Repeat the listing in full, word for word.

COLLECTED MATERIAL>
════════════════════
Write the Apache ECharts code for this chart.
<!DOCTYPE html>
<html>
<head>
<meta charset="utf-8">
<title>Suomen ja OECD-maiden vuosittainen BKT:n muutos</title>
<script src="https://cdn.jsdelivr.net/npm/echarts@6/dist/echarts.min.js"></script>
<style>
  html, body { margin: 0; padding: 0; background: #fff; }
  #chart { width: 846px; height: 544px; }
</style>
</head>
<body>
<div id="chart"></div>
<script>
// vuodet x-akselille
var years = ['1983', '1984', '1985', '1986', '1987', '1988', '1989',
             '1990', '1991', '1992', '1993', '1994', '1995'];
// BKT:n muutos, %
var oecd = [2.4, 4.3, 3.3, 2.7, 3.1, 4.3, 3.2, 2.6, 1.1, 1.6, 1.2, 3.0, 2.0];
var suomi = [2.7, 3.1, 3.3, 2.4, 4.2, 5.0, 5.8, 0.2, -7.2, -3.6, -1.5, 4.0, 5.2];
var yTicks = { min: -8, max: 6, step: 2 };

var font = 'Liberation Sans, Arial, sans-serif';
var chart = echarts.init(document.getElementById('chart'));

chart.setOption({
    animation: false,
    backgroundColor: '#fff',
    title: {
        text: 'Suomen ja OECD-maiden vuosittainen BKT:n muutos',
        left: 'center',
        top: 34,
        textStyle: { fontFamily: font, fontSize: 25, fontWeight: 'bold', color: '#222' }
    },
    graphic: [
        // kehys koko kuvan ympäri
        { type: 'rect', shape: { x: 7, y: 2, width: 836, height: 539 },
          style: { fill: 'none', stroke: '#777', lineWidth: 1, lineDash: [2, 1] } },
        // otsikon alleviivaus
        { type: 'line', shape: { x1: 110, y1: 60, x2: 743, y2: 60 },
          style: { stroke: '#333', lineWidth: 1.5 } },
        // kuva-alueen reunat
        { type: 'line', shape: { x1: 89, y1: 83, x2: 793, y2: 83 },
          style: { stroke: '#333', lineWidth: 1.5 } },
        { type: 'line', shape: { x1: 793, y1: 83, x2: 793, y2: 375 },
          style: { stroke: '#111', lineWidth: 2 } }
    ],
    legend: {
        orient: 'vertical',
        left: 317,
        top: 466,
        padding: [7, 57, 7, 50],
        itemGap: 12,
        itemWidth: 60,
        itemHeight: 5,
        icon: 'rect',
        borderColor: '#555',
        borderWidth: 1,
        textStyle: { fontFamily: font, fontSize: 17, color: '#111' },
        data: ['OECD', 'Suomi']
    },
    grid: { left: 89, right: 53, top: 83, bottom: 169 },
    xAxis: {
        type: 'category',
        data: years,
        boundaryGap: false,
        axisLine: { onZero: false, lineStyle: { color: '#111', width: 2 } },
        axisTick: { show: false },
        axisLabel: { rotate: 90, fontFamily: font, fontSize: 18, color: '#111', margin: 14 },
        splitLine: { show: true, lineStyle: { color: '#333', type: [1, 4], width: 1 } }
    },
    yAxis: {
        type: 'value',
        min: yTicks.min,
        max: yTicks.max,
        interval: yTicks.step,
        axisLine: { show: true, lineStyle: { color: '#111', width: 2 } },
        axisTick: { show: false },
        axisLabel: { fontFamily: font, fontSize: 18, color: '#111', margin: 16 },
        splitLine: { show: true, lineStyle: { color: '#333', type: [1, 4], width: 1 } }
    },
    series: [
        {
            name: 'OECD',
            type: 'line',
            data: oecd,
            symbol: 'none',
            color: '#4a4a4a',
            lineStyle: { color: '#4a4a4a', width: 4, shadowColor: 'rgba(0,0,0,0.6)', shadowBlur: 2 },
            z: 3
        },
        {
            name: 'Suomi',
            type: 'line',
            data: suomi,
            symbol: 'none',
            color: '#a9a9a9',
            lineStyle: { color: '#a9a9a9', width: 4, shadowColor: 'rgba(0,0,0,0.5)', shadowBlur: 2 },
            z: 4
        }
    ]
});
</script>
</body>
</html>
════════════════════
RESPONSE TO THIS EXERCISE>
Write the Apache ECharts code for this chart.
<!DOCTYPE html>
<html>
<head>
<meta charset="utf-8">
<title>Suomen ja OECD-maiden vuosittainen BKT:n muutos</title>
<script src="https://cdn.jsdelivr.net/npm/echarts@6/dist/echarts.min.js"></script>
<style>
  html, body { margin: 0; padding: 0; background: #fff; }
  #chart { width: 846px; height: 544px; }
</style>
</head>
<body>
<div id="chart"></div>
<script>
// vuodet x-akselille
var years = ['1983', '1984', '1985', '1986', '1987', '1988', '1989',
             '1990', '1991', '1992', '1993', '1994', '1995'];
// BKT:n muutos, %
var oecd = [2.4, 4.3, 3.3, 2.7, 3.1, 4.3, 3.2, 2.6, 1.1, 1.6, 1.2, 3.0, 2.0];
var suomi = [2.7, 3.1, 3.3, 2.4, 4.2, 5.0, 5.8, 0.2, -7.2, -3.6, -1.5, 4.0, 5.2];
var yTicks = { min: -8, max: 6, step: 2 };

var font = 'Liberation Sans, Arial, sans-serif';
var chart = echarts.init(document.getElementById('chart'));

chart.setOption({
    animation: false,
    backgroundColor: '#fff',
    title: {
        text: 'Suomen ja OECD-maiden vuosittainen BKT:n muutos',
        left: 'center',
        top: 34,
        textStyle: { fontFamily: font, fontSize: 25, fontWeight: 'bold', color: '#222' }
    },
    graphic: [
        // kehys koko kuvan ympäri
        { type: 'rect', shape: { x: 7, y: 2, width: 836, height: 539 },
          style: { fill: 'none', stroke: '#777', lineWidth: 1, lineDash: [2, 1] } },
        // otsikon alleviivaus
        { type: 'line', shape: { x1: 110, y1: 60, x2: 743, y2: 60 },
          style: { stroke: '#333', lineWidth: 1.5 } },
        // kuva-alueen reunat
        { type: 'line', shape: { x1: 89, y1: 83, x2: 793, y2: 83 },
          style: { stroke: '#333', lineWidth: 1.5 } },
        { type: 'line', shape: { x1: 793, y1: 83, x2: 793, y2: 375 },
          style: { stroke: '#111', lineWidth: 2 } }
    ],
    legend: {
        orient: 'vertical',
        left: 317,
        top: 466,
        padding: [7, 57, 7, 50],
        itemGap: 12,
        itemWidth: 60,
        itemHeight: 5,
        icon: 'rect',
        borderColor: '#555',
        borderWidth: 1,
        textStyle: { fontFamily: font, fontSize: 17, color: '#111' },
        data: ['OECD', 'Suomi']
    },
    grid: { left: 89, right: 53, top: 83, bottom: 169 },
    xAxis: {
        type: 'category',
        data: years,
        boundaryGap: false,
        axisLine: { onZero: false, lineStyle: { color: '#111', width: 2 } },
        axisTick: { show: false },
        axisLabel: { rotate: 90, fontFamily: font, fontSize: 18, color: '#111', margin: 14 },
        splitLine: { show: true, lineStyle: { color: '#333', type: [1, 4], width: 1 } }
    },
    yAxis: {
        type: 'value',
        min: yTicks.min,
        max: yTicks.max,
        interval: yTicks.step,
        axisLine: { show: true, lineStyle: { color: '#111', width: 2 } },
        axisTick: { show: false },
        axisLabel: { fontFamily: font, fontSize: 18, color: '#111', margin: 16 },
        splitLine: { show: true, lineStyle: { color: '#333', type: [1, 4], width: 1 } }
    },
    series: [
        {
            name: 'OECD',
            type: 'line',
            data: oecd,
            symbol: 'none',
            color: '#4a4a4a',
            lineStyle: { color: '#4a4a4a', width: 4, shadowColor: 'rgba(0,0,0,0.6)', shadowBlur: 2 },
            z: 3
        },
        {
            name: 'Suomi',
            type: 'line',
            data: suomi,
            symbol: 'none',
            color: '#a9a9a9',
            lineStyle: { color: '#a9a9a9', width: 4, shadowColor: 'rgba(0,0,0,0.5)', shadowBlur: 2 },
            z: 4
        }
    ]
});
</script>
</body>
</html>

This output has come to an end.